The STAC Benchmark Council is a community of financial institutions and vendors that collaborate to develop technology benchmark standards for the financial industry. Industry members include the world’s largest banks, brokerage houses, exchanges, hedge funds, proprietary trading shops; and vendors serving the financial industry.
Endace is also a platinum sponsor of the STAC Summits in London, Chicago and New York, where Wilson and Endace’s CTO, Dr. Stephen Donnelly, are sharing the results of a field study comparing the accuracy of GPS and PTP timing in a live HFT environment – allowing automated traders to make sound decisions in the face of looming MiFID-II requirements.
Dr.
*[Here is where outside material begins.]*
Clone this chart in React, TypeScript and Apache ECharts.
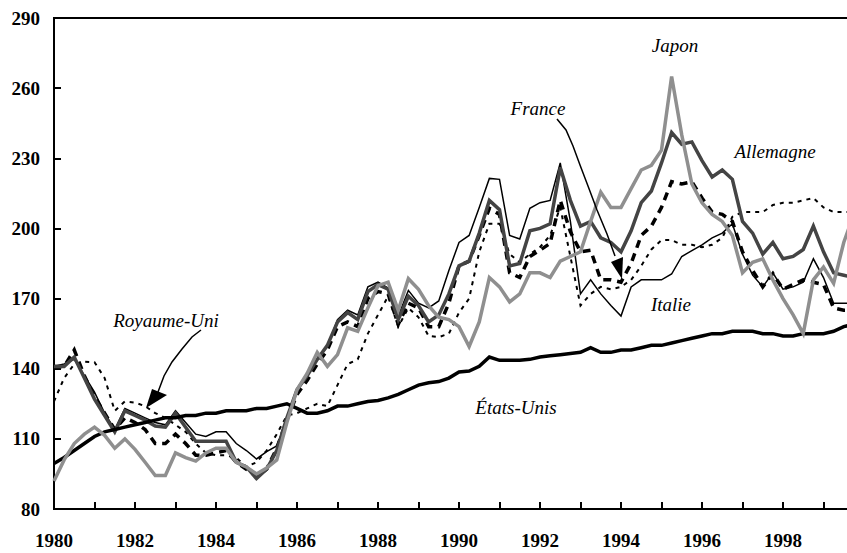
import React, { useEffect, useRef } from "react";
import * as echarts from "echarts";

// Quarterly values, 1980Q1 .. 1999Q4
const START_YEAR = 1980;
const X_MAX = 2000;
const Y_TICKS = { min: 80, max: 290, step: 30 };

const etatsUnis = [
  99.5, 102, 105, 108, 111, 113, 114, 115, 116, 117, 118, 119, 119, 120, 120, 121,
  121, 122, 122, 122, 123, 123, 124, 125, 123, 121, 121, 122, 124, 124, 125, 126,
  126.4, 127.5, 129, 131, 133, 134, 134.5, 136, 138.6, 139, 141, 145, 143.6, 143.6, 143.6, 144,
  145, 145.5, 146, 146.5, 147, 149, 147, 147, 148, 148, 149, 150, 150, 151, 152, 153,
  154, 155, 155, 156, 156, 156, 155, 155, 154, 154, 155, 155, 155, 156, 158, 159,
];
const allemagne = [
  141, 141, 145, 136, 127, 120, 113, 122, 120, 118, 115.5, 115, 121, 115, 109, 109,
  109, 109, 100, 98, 93, 97, 105, 119, 131, 137, 144, 150, 160, 164, 161, 173,
  176, 174, 161, 171, 167, 160, 163, 172, 184, 186, 198, 212, 208, 184, 185, 199,
  200, 202, 226, 212, 201, 203, 196, 194, 190, 199, 211, 216, 228, 241, 236, 237,
  229, 222, 225, 221, 203, 198, 189, 194, 187, 188, 191, 201, 190, 181, 180, 179,
];
const japon = [
  92, 101, 108, 112, 115, 111.5, 106, 110, 105.5, 100, 94.3, 94.3, 104, 102, 100.5, 104,
  106, 106, 100, 98, 95, 97.5, 101, 117, 131, 138, 147, 141, 146, 157.5, 156, 166,
  175.5, 177, 165, 178.5, 174, 167, 162, 161, 158, 149.5, 160, 179, 175, 168.6, 172, 181,
  181, 179, 186, 188, 190, 203, 215.5, 209, 209, 217, 225, 227, 233.5, 265, 240, 219,
  211, 206, 203, 197, 181, 185.5, 187, 178, 170, 163, 155, 178, 183.5, 176.5, 194, 206,
];
const france = [
  141, 141, 148, 137, 128, 121, 114, 119, 117, 114, 108, 108, 112, 108, 103, 103,
  104, 105, 100, 97, 94, 97, 106, 118, 129, 135, 142, 148, 158, 160, 158, 170,
  173, 172, 159, 168, 166, 158, 158, 168, 184, 186, 197, 208.6, 206, 181, 179, 188,
  190.7, 193.6, 212, 198.6, 190, 190.7, 178, 178, 177, 185, 197, 201, 209, 220, 219, 220,
  213, 207, 206, 203, 190, 182, 175, 180.7, 174, 176, 178, 177, 176, 166, 165, 165,
];
const royaumeUni = [
  126, 136, 142, 143, 142.8, 136, 122, 126, 125.5, 124, 121, 119, 116, 113, 108, 104,
  103, 103, 102, 98, 100, 105, 112, 120, 121, 123, 125, 124, 133, 142, 144, 155,
  163, 171, 158, 166, 162, 154, 153.5, 155, 164, 170, 190, 202, 202, 189, 185.5, 189,
  192, 197, 209, 188, 167, 172, 175, 174, 175, 178, 184, 191, 195, 195, 193, 193,
  192, 193, 196, 205, 207, 207, 207, 210, 211, 211, 212, 213, 209, 207, 207, 207,
];
const italie = [
  141, 142, 144, 137, 130, 121, 114, 123, 121, 119, 117, 116, 122, 117, 112, 111,
  113, 113, 108, 105, 101.4, 104.5, 107, 118, 131, 138, 144, 149.5, 161, 165, 163, 175,
  177, 174.5, 162.5, 173.5, 168, 166, 169, 182, 194, 197, 209, 221.4, 221, 197, 195.5, 208.6,
  211, 212, 228, 203, 172, 178, 172, 167, 162.5, 175, 178, 178, 178, 180.5, 188, 190.5,
  193, 196, 198, 202, 189, 180, 175, 181, 174, 175, 177, 187, 179, 168, 168, 168,
];

const toPoints = (vals: number[]) => vals.map((v, i) => [START_YEAR + i / 4, v]);

const SERIF = '"Liberation Serif", "Times New Roman", serif';

export default function App() {
  const ref = useRef<HTMLDivElement>(null);
  useEffect(() => {
    document.body.style.margin = "0";
    if (!ref.current) return;
    const chart = echarts.init(ref.current, undefined, { renderer: "svg" });
    const mkSeries = (name: string, vals: number[], lineStyle: any, z: number) => ({
      name,
      type: "line",
      data: toPoints(vals),
      showSymbol: false,
      symbol: "none",
      z,
      lineStyle: { cap: "butt", join: "miter", ...lineStyle },
      emphasis: { disabled: true },
    });
    const italic = `italic 19px ${SERIF}`;
    const label = (text: string, x: number, y: number) => ({
      type: "text",
      x,
      y,
      z: 100,
      style: { text, font: italic, fill: "#000", textAlign: "center", textVerticalAlign: "middle" },
    });
    chart.setOption({
      animation: false,
      backgroundColor: "#fff",
      grid: {
        left: 54,
        top: 18,
        width: 810,
        height: 491,
        containLabel: false,
        outerBoundsMode: "none",
        show: true,
        borderColor: "#000",
        borderWidth: 2,
      },
      xAxis: {
        type: "value",
        min: START_YEAR,
        max: X_MAX,
        interval: 1,
        splitLine: { show: false },
        axisLine: { show: true, lineStyle: { color: "#000", width: 2 } },
        axisTick: { show: true, inside: true, length: 7, lineStyle: { color: "#000", width: 2 } },
        axisLabel: {
          formatter: (v: number) => (v % 2 === 0 ? String(v) : ""),
          fontFamily: SERIF,
          fontWeight: "bold",
          fontSize: 19,
          color: "#000",
          margin: 22,
          showMaxLabel: false,
        },
      },
      yAxis: {
        type: "value",
        min: Y_TICKS.min,
        max: Y_TICKS.max,
        interval: Y_TICKS.step,
        splitLine: { show: false },
        axisLine: { show: true, lineStyle: { color: "#000", width: 2 } },
        axisTick: { show: true, inside: true, length: 7, lineStyle: { color: "#000", width: 2 } },
        axisLabel: {
          fontFamily: SERIF,
          fontWeight: "bold",
          fontSize: 19,
          color: "#000",
          margin: 14,
        },
      },
      series: [
        mkSeries("Italie", italie, { color: "#000", width: 1.5 }, 2),
        mkSeries("Royaume-Uni", royaumeUni, { color: "#000", width: 2, type: [4, 5] }, 3),
        mkSeries("France", france, { color: "#000", width: 3.5, type: [8, 6] }, 4),
        mkSeries("Allemagne", allemagne, { color: "#444444", width: 3.5 }, 5),
        mkSeries("États-Unis", etatsUnis, { color: "#000", width: 3.5 }, 6),
        mkSeries("Japon", japon, { color: "#8f8f8f", width: 3.5 }, 7),
      ],
      graphic: [
        label("Royaume-Uni", 166, 320),
        label("France", 538, 108),
        label("Japon", 675, 45),
        label("Allemagne", 775, 151),
        label("Italie", 671, 304),
        label("États-Unis", 516, 407),
        {
          type: "polyline",
          z: 100,
          shape: { points: [[201, 330], [192, 337], [182, 349], [172, 362], [164, 376], [158, 392]] },
          style: { stroke: "#000", lineWidth: 1.5, fill: null },
        },
        {
          type: "polygon",
          z: 100,
          shape: { points: [[146, 408], [152, 389], [167, 395]] },
          style: { fill: "#000" },
        },
        {
          type: "polyline",
          z: 100,
          shape: {
            points: [[557, 119], [566, 130], [573, 146], [580, 165], [588, 186], [597, 210], [607, 234], [615, 256]],
          },
          style: { stroke: "#000", lineWidth: 1.5, fill: null },
        },
        {
          type: "polygon",
          z: 100,
          shape: { points: [[622, 279], [611, 262], [623, 257]] },
          style: { fill: "#000" },
        },
      ],
    });
    return () => chart.dispose();
  }, []);
  return <div ref={ref} style={{ width: 847, height: 553 }} />;
}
Donnelly’s field testing demonstrated that PTP accuracy in a WAN environment is highly dependent on the environment it is being deployed in, and is sensitive to factors such asphysical path changes or congestion queueing.
The conclusion from Dr. Donnelly’s testing is that GPS should still be preferred as the gold standard for accurate synchronization. In environments where GPS time sources are not feasible, PTP may provide a possible solution in depending on the accuracy required, but 1) its accuracy is very dependent on the architecture and components of the network on which it is deployed, and 2) ensuring accuracy in a WAN environment is much more difficult to do.